═════ RECORDED DATA

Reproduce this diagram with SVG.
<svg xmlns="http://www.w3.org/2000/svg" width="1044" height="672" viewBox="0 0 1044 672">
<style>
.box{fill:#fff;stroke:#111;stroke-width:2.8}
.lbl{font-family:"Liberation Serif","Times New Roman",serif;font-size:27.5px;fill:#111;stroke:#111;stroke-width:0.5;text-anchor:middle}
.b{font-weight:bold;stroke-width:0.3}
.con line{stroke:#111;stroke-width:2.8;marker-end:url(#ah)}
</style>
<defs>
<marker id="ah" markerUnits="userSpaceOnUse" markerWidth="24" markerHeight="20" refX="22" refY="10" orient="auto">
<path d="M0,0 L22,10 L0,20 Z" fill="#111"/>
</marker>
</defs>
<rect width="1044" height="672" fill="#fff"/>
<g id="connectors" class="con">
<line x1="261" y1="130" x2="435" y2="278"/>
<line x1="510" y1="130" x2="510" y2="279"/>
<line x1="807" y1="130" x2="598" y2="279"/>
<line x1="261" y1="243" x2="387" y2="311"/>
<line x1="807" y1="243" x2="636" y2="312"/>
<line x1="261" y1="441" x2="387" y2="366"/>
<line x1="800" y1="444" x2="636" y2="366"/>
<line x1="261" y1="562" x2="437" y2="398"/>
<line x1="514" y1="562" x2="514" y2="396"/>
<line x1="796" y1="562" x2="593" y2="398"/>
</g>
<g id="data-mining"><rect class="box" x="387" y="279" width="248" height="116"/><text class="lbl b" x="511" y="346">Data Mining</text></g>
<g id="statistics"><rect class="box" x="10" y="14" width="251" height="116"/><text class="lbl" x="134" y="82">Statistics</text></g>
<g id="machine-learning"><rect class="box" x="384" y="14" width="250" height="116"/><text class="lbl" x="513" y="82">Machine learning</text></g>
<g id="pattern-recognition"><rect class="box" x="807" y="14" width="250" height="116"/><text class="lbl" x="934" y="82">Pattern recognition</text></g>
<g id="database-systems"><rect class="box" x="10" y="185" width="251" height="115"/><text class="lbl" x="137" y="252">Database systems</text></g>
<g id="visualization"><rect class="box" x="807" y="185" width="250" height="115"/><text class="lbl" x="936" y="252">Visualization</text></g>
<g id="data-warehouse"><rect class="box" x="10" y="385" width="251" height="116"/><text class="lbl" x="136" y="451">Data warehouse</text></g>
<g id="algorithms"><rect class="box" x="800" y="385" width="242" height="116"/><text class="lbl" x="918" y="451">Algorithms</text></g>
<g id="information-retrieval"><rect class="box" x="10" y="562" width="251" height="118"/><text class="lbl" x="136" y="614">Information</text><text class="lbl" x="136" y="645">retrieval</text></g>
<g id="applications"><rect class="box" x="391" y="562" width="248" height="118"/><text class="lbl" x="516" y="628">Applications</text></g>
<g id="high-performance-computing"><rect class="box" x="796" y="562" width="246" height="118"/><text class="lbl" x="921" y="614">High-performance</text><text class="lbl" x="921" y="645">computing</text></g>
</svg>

══════════

Print the whole listing exactly as it is.

TASK RESPONSE
Reproduce this diagram with SVG.
<svg xmlns="http://www.w3.org/2000/svg" width="1044" height="672" viewBox="0 0 1044 672">
<style>
.box{fill:#fff;stroke:#111;stroke-width:2.8}
.lbl{font-family:"Liberation Serif","Times New Roman",serif;font-size:27.5px;fill:#111;stroke:#111;stroke-width:0.5;text-anchor:middle}
.b{font-weight:bold;stroke-width:0.3}
.con line{stroke:#111;stroke-width:2.8;marker-end:url(#ah)}
</style>
<defs>
<marker id="ah" markerUnits="userSpaceOnUse" markerWidth="24" markerHeight="20" refX="22" refY="10" orient="auto">
<path d="M0,0 L22,10 L0,20 Z" fill="#111"/>
</marker>
</defs>
<rect width="1044" height="672" fill="#fff"/>
<g id="connectors" class="con">
<line x1="261" y1="130" x2="435" y2="278"/>
<line x1="510" y1="130" x2="510" y2="279"/>
<line x1="807" y1="130" x2="598" y2="279"/>
<line x1="261" y1="243" x2="387" y2="311"/>
<line x1="807" y1="243" x2="636" y2="312"/>
<line x1="261" y1="441" x2="387" y2="366"/>
<line x1="800" y1="444" x2="636" y2="366"/>
<line x1="261" y1="562" x2="437" y2="398"/>
<line x1="514" y1="562" x2="514" y2="396"/>
<line x1="796" y1="562" x2="593" y2="398"/>
</g>
<g id="data-mining"><rect class="box" x="387" y="279" width="248" height="116"/><text class="lbl b" x="511" y="346">Data Mining</text></g>
<g id="statistics"><rect class="box" x="10" y="14" width="251" height="116"/><text class="lbl" x="134" y="82">Statistics</text></g>
<g id="machine-learning"><rect class="box" x="384" y="14" width="250" height="116"/><text class="lbl" x="513" y="82">Machine learning</text></g>
<g id="pattern-recognition"><rect class="box" x="807" y="14" width="250" height="116"/><text class="lbl" x="934" y="82">Pattern recognition</text></g>
<g id="database-systems"><rect class="box" x="10" y="185" width="251" height="115"/><text class="lbl" x="137" y="252">Database systems</text></g>
<g id="visualization"><rect class="box" x="807" y="185" width="250" height="115"/><text class="lbl" x="936" y="252">Visualization</text></g>
<g id="data-warehouse"><rect class="box" x="10" y="385" width="251" height="116"/><text class="lbl" x="136" y="451">Data warehouse</text></g>
<g id="algorithms"><rect class="box" x="800" y="385" width="242" height="116"/><text class="lbl" x="918" y="451">Algorithms</text></g>
<g id="information-retrieval"><rect class="box" x="10" y="562" width="251" height="118"/><text class="lbl" x="136" y="614">Information</text><text class="lbl" x="136" y="645">retrieval</text></g>
<g id="applications"><rect class="box" x="391" y="562" width="248" height="118"/><text class="lbl" x="516" y="628">Applications</text></g>
<g id="high-performance-computing"><rect class="box" x="796" y="562" width="246" height="118"/><text class="lbl" x="921" y="614">High-performance</text><text class="lbl" x="921" y="645">computing</text></g>
</svg>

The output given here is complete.